My latest crawler modifications require me to scrape Web pages that host videos so that I can obtain metadata (title, description, date posted, etc.) that we place in our index. Unfortunately, there’s no standard way for sites to present such information. ESPN and Vimeo have HTML <meta> tags that provide some info, but I have to go parsing through the body of the document to find the date. (And yes, I’m aware that Vimeo has an API that will make this a moot point. I’ll be investigating that soon.)
Other sites are much worse in that they provide no metadata in the HTML. For example, one site’s video page is very code-heavy. Requiring that the page be reloaded every time you request a new video would require a lot of network traffic. Their design instead uses JavaScript to request a particular video’s metadata from a server. Loading a new video involves downloading just a few kilobytes of data.

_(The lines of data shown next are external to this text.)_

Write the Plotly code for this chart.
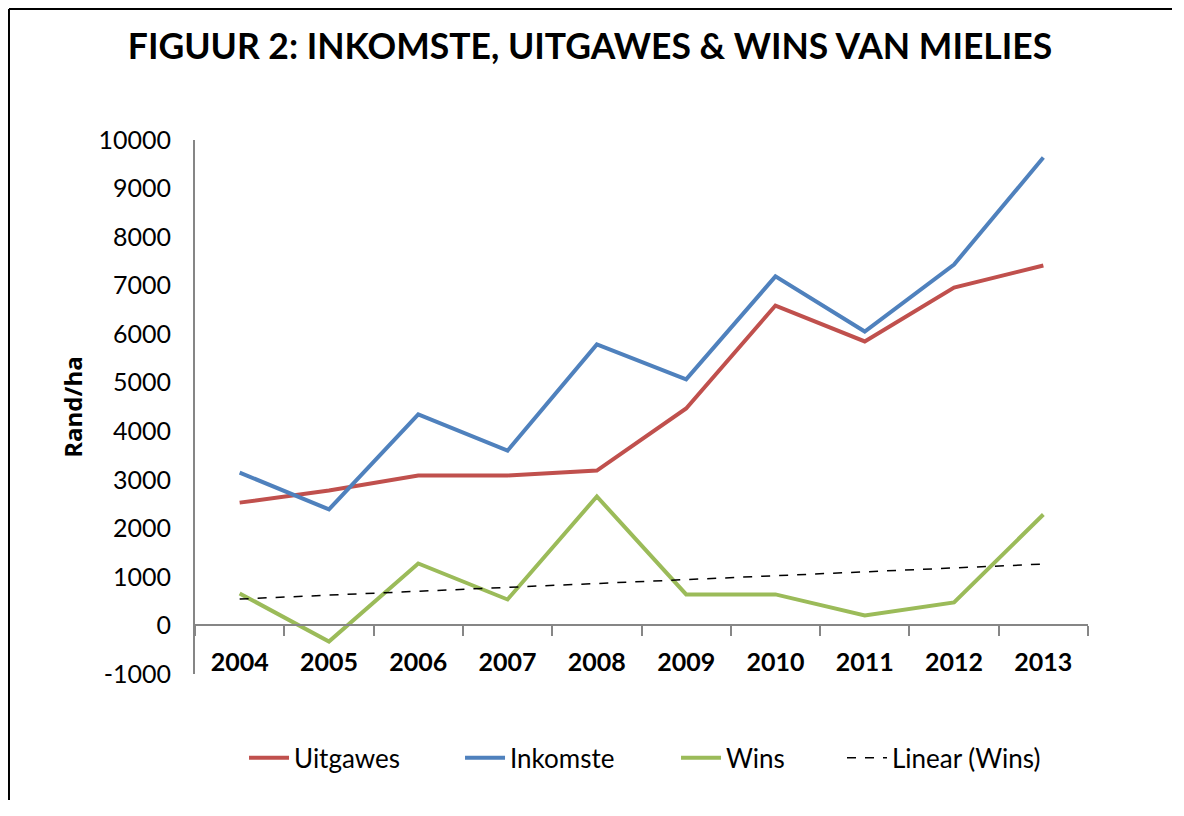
import numpy as np
import plotly.graph_objects as go

# data (Rand/ha)
jare = [2004, 2005, 2006, 2007, 2008, 2009, 2010, 2011, 2012, 2013]
uitgawes = [2530, 2780, 3090, 3090, 3190, 4470, 6590, 5850, 6960, 7415]
inkomste = [3150, 2390, 4350, 3600, 5790, 5070, 7190, 6055, 7435, 9640]
wins = [660, -330, 1277, 535, 2657, 640, 640, 206, 474, 2286]
y_ticks = [-1000, 0, 1000, 2000, 3000, 4000, 5000, 6000, 7000, 8000, 9000, 10000]

FONT = "Lato"

# lineêre trendlyn soos Excel
helling, afsnit = np.polyfit(jare, wins, 1)
trend = [helling * j + afsnit for j in jare]

fig = go.Figure()

fig.add_trace(go.Scatter(x=jare, y=uitgawes, mode="lines", name="Uitgawes",
                         line=dict(color="#C0504D", width=4)))
fig.add_trace(go.Scatter(x=jare, y=inkomste, mode="lines", name="Inkomste",
                         line=dict(color="#4F81BD", width=4)))
fig.add_trace(go.Scatter(x=jare, y=wins, mode="lines", name="Wins",
                         line=dict(color="#9BBB59", width=4)))
fig.add_trace(go.Scatter(x=jare, y=trend, mode="lines", name="Linear (Wins)",
                         line=dict(color="black", width=1.5, dash="dash"),
                         legend="legend2"))

y_min, y_max = -1000, 10000

# die bladsy het 8px kantlyn, hou die figuur binne die venster
fig.update_layout(
    width=1164, height=792,
    paper_bgcolor="white", plot_bgcolor="white",
    margin=dict(l=187, r=84, t=132, b=126, autoexpand=False),
    font=dict(family=FONT, color="black", size=22),
    title=dict(text="<b>FIGUUR 2: INKOMSTE, UITGAWES & WINS VAN MIELIES</b>",
               x=0.5, xanchor="center", y=0.9508, yanchor="middle",
               font=dict(family=FONT, size=35.5, color="black")),
    showlegend=True,
    legend=dict(orientation="h", x=0.0549, xanchor="left", y=-0.157, yanchor="middle",
                font=dict(family=FONT, size=26), itemwidth=40,
                entrywidth=161, entrywidthmode="pixels",
                bgcolor="rgba(0,0,0,0)"),
    legend2=dict(orientation="h", x=0.7245, xanchor="left", y=-0.157, yanchor="middle",
                 font=dict(family=FONT, size=26), itemwidth=40,
                 bgcolor="rgba(0,0,0,0)"),
    xaxis=dict(
        range=[2003.5, 2013.5],
        tickvals=jare, ticktext=["<b>%d</b>" % j for j in jare],
        ticks="", showgrid=False, zeroline=False, automargin=False,
        showline=True, linecolor="#868686", linewidth=2,
        anchor="free", position=(0 - y_min) / (y_max - y_min),
        ticklabelstandoff=15,
        tickfont=dict(family=FONT, size=25, color="black"),
        minor=dict(tick0=2003.5, dtick=1, ticks="outside", ticklen=10,
                   tickcolor="#868686", tickwidth=2, showgrid=False),
    ),
    yaxis=dict(
        range=[y_min, y_max], tickvals=y_ticks, ticktext=[str(v) for v in y_ticks],
        showgrid=False, zeroline=False, ticks="", automargin=False,
        showline=True, linecolor="#868686", linewidth=2,
        ticklabelstandoff=17,
        tickfont=dict(family=FONT, size=25, color="black"),
        title=dict(text="<b>Rand/ha</b>", font=dict(family="Open Sans", size=24), standoff=9),
    ),
)

# raam om die grafiek (bo, links, regs - onderkant val buite die beeld)
raam = dict(color="black", width=2)
x_l, x_r, y_b, y_t = -0.2083, 1.0974, -0.5, 1.2453
fig.add_shape(type="line", xref="paper", yref="paper", x0=x_l, x1=x_r, y0=y_t, y1=y_t, line=raam)
fig.add_shape(type="line", xref="paper", yref="paper", x0=x_l, x1=x_l, y0=y_b, y1=y_t, line=raam)
fig.add_shape(type="line", xref="paper", yref="paper", x0=x_r, x1=x_r, y0=y_b, y1=y_t, line=raam)

fig.write_html("out.html")
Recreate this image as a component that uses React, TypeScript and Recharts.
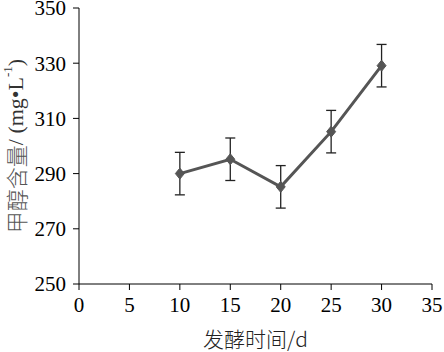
import { ErrorBar, Label, Line, LineChart, XAxis, YAxis } from "recharts";

const days = [10, 15, 20, 25, 30];
const methanol = [290, 295.2, 285.2, 305.2, 329.1];
const errors = [7.7, 7.7, 7.7, 7.7, 7.7];
const xTicks = [0, 5, 10, 15, 20, 25, 30, 35];
const yTicks = [250, 270, 290, 310, 330, 350];

const data = days.map((day, i) => ({ day, value: methanol[i], err: errors[i] }));

const SERIF = "Liberation Serif";
const CJK = "Noto Sans CJK SC";

interface DotProps {
  cx?: number;
  cy?: number;
  index?: number;
}

function Diamond({ cx, cy, index }: DotProps) {
  if (cx == null || cy == null) return null;
  return (
    <polygon
      key={`d-${index}`}
      points={`${cx},${cy - 5.5} ${cx + 4.5},${cy} ${cx},${cy + 5.5} ${cx - 4.5},${cy}`}
      fill="#555"
      stroke="#555"
      strokeWidth={1}
    />
  );
}

interface TickProps {
  x?: number;
  y?: number;
  payload?: { value: number };
}

function XTick({ x, y, payload }: TickProps) {
  return (
    <text x={x} y={y} dy="0.71em" textAnchor="middle" fontSize={21} fill="#000" fontFamily={SERIF}>
      {payload?.value}
    </text>
  );
}

function YTick({ x, y, payload }: TickProps) {
  return (
    <text x={x} y={y} dy="0.35em" textAnchor="end" fontSize={21} fill="#000" fontFamily={SERIF}>
      {payload?.value}
    </text>
  );
}

interface LabelViewBox {
  viewBox?: { x: number; y: number; width: number; height: number };
}

function YLabel({ viewBox }: LabelViewBox) {
  if (!viewBox) return null;
  const cx = 15;
  const cy = viewBox.y + viewBox.height / 2;
  return (
    <text
      x={cx}
      y={cy}
      transform={`rotate(-90, ${cx}, ${cy})`}
      textAnchor="middle"
      dominantBaseline="central"
      fontSize={22}
      fill="#333"
    >
      <tspan style={{ fontFamily: CJK, fontWeight: 300 }} fill="#555">甲醇含量</tspan>
      <tspan style={{ fontFamily: SERIF }}>/ (mg•L</tspan>
      <tspan style={{ fontFamily: SERIF }} fontSize={13} dy={-8}>-1</tspan>
      <tspan style={{ fontFamily: SERIF }} dy={8}>)</tspan>
    </text>
  );
}

export default function App() {
  return (
    <div style={{ position: "absolute", left: 0, top: 0, background: "#fff" }}>
      <style>{`.recharts-wrapper text { font-family: "Liberation Serif", serif; }`}</style>
      <LineChart width={444} height={352} data={data} margin={{ top: 8, right: 12, bottom: 0, left: 0 }}>
        <XAxis
          dataKey="day"
          type="number"
          domain={[0, 35]}
          ticks={xTicks}
          height={68}
          tickSize={6}
          tickMargin={7}
          stroke="#000"
          tick={<XTick />}
          interval={0}
        >
          <Label
            value="发酵时间/d"
            position="insideBottom"
            offset={5}
            style={{ fontSize: 21, fontFamily: CJK, fontWeight: 300, fill: "#222" }}
          />
        </XAxis>
        <YAxis
          type="number"
          domain={[250, 350]}
          ticks={yTicks}
          width={79}
          tickSize={6}
          tickMargin={7}
          stroke="#000"
          tick={<YTick />}
          interval={0}
        >
          <Label content={<YLabel />} />
        </YAxis>
        <Line
          dataKey="value"
          stroke="#555"
          strokeWidth={3}
          dot={<Diamond />}
          activeDot={false}
          isAnimationActive={false}
        >
          <ErrorBar dataKey="err" width={5} strokeWidth={1.3} stroke="#222" direction="y" />
        </Line>
      </LineChart>
    </div>
  );
}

I spent some time this afternoon searching through the a video page HTML and the associated JavaScript, looking for the magic incantation that would get me the data I’m looking for. The amount of code involved is staggering, and I quickly went crosseyed trying to decipher it before I hit on the idea of hooking up a sniffer to see if I could identify the HTTP request that gets the data.
It took me all of five minutes to download and install Free Http Sniffer, request a video from the site in question, and locate the magic line in the 230 or so requests that the page makes when it loads. Problem solved. Now all I have to do is write code that’ll transform a video page url into a request for the metadata, and I’m set.
I have no idea why I didn’t think of the sniffer earlier. I’d used one before for a similar purpose. I suspect I’ll be making heavy use of it in the near future as I expand the number of sites that we crawl for media.